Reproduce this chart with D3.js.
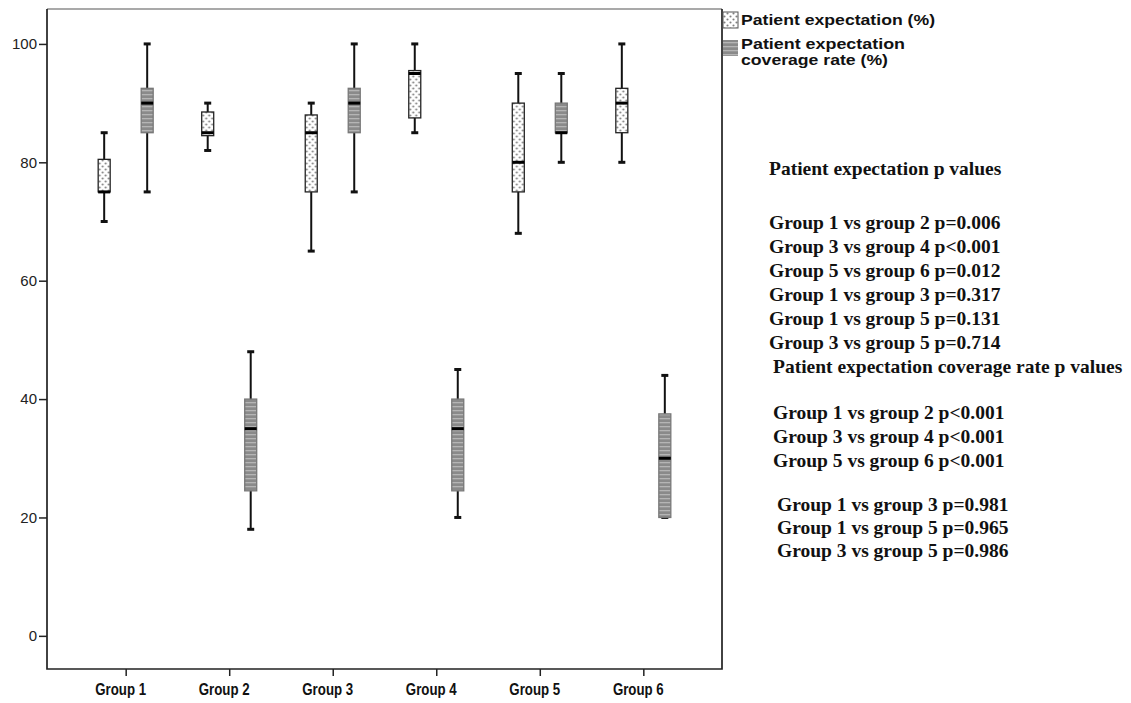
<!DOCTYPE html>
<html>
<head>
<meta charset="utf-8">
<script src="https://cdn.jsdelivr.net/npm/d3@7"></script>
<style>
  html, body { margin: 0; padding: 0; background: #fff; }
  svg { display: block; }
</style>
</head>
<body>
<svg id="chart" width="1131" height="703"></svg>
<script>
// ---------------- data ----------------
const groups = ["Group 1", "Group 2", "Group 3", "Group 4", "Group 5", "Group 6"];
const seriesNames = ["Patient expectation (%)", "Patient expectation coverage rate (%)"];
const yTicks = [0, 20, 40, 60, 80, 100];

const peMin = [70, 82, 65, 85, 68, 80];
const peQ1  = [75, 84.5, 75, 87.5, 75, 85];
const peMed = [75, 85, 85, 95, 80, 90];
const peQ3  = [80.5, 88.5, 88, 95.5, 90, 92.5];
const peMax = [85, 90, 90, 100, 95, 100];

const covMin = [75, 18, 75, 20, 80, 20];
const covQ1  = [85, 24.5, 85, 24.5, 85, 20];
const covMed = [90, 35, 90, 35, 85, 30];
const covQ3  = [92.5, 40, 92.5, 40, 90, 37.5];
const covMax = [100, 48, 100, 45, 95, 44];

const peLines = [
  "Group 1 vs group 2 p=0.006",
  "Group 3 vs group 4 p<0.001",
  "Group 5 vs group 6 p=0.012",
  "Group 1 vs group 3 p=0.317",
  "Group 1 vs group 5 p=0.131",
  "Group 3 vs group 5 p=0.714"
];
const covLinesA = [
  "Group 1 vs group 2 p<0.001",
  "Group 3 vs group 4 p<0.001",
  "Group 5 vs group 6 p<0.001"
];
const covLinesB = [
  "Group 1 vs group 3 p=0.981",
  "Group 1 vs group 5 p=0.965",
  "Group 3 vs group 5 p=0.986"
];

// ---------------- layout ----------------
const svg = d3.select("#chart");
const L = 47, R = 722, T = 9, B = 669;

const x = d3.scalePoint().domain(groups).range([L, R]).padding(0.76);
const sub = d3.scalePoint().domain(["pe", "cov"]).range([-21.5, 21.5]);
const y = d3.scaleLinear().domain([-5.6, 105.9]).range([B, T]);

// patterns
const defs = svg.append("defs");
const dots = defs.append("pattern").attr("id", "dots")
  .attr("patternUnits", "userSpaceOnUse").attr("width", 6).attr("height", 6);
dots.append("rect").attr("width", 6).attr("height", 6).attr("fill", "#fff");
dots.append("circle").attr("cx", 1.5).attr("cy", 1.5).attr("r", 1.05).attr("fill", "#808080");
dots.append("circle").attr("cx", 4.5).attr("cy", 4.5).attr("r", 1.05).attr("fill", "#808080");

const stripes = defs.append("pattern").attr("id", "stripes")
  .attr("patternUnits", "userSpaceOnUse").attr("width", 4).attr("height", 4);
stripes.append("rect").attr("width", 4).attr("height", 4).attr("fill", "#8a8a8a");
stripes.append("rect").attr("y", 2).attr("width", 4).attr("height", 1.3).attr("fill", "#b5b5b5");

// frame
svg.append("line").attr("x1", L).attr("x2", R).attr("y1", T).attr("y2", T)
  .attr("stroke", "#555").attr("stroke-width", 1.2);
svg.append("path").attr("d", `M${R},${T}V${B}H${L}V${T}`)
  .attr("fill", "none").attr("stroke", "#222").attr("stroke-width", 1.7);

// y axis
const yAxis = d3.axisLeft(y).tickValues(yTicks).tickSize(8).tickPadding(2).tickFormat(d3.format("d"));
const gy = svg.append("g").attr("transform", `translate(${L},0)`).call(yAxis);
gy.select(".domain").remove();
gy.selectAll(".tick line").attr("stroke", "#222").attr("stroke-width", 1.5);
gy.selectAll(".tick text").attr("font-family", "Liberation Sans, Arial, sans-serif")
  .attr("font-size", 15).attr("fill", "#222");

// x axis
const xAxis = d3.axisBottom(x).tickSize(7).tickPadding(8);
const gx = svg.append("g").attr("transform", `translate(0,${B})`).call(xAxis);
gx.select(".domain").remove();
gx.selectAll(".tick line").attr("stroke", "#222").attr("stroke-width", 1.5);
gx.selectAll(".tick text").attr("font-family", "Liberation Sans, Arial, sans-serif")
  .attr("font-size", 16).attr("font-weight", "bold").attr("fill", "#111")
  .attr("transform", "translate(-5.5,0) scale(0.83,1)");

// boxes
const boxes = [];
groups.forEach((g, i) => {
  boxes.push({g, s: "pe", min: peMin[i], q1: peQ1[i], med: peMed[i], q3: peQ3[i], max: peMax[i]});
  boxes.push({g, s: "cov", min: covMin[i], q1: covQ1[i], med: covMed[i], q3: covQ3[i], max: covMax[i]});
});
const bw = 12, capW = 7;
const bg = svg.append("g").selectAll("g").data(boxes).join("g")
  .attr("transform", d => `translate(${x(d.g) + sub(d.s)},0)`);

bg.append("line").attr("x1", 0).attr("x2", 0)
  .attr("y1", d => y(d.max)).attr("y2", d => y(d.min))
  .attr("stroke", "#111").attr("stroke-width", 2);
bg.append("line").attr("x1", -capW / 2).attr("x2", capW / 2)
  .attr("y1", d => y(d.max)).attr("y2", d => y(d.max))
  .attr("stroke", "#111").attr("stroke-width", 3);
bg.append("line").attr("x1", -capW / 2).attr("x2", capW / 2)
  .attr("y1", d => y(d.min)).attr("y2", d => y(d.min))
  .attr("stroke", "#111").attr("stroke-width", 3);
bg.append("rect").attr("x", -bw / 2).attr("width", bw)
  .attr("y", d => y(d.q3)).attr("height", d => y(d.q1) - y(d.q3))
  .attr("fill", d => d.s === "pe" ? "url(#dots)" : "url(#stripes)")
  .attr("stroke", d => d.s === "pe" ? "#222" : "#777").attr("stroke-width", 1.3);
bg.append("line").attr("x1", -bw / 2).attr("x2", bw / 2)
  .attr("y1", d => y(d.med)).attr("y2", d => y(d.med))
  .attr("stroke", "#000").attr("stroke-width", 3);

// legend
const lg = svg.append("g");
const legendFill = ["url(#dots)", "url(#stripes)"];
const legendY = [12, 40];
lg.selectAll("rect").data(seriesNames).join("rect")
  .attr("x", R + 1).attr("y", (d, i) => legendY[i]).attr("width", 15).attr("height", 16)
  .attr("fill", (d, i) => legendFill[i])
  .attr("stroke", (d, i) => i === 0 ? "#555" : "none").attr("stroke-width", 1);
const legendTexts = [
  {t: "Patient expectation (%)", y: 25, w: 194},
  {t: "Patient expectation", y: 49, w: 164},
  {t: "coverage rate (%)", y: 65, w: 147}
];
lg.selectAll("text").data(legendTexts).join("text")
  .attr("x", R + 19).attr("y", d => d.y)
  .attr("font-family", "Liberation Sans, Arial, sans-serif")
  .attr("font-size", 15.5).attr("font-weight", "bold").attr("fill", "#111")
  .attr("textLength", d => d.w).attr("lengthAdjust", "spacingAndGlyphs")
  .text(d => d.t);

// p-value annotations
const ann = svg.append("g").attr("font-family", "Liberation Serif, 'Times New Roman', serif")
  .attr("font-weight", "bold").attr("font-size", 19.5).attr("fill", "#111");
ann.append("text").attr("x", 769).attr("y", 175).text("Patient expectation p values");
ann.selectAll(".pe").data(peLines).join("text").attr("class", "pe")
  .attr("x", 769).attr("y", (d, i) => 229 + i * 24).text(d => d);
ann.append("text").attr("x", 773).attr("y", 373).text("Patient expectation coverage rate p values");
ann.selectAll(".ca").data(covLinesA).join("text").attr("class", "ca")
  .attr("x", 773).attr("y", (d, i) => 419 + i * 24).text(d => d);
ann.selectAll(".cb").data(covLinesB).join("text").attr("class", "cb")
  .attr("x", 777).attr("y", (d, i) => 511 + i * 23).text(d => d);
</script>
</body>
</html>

•••••

▸ Objective:
Locate the word "chart" in the data above. Copy every line carrying it.

▸ Solved problem:
Reproduce this chart with D3.js.
<svg id="chart" width="1131" height="703"></svg>
const svg = d3.select("#chart");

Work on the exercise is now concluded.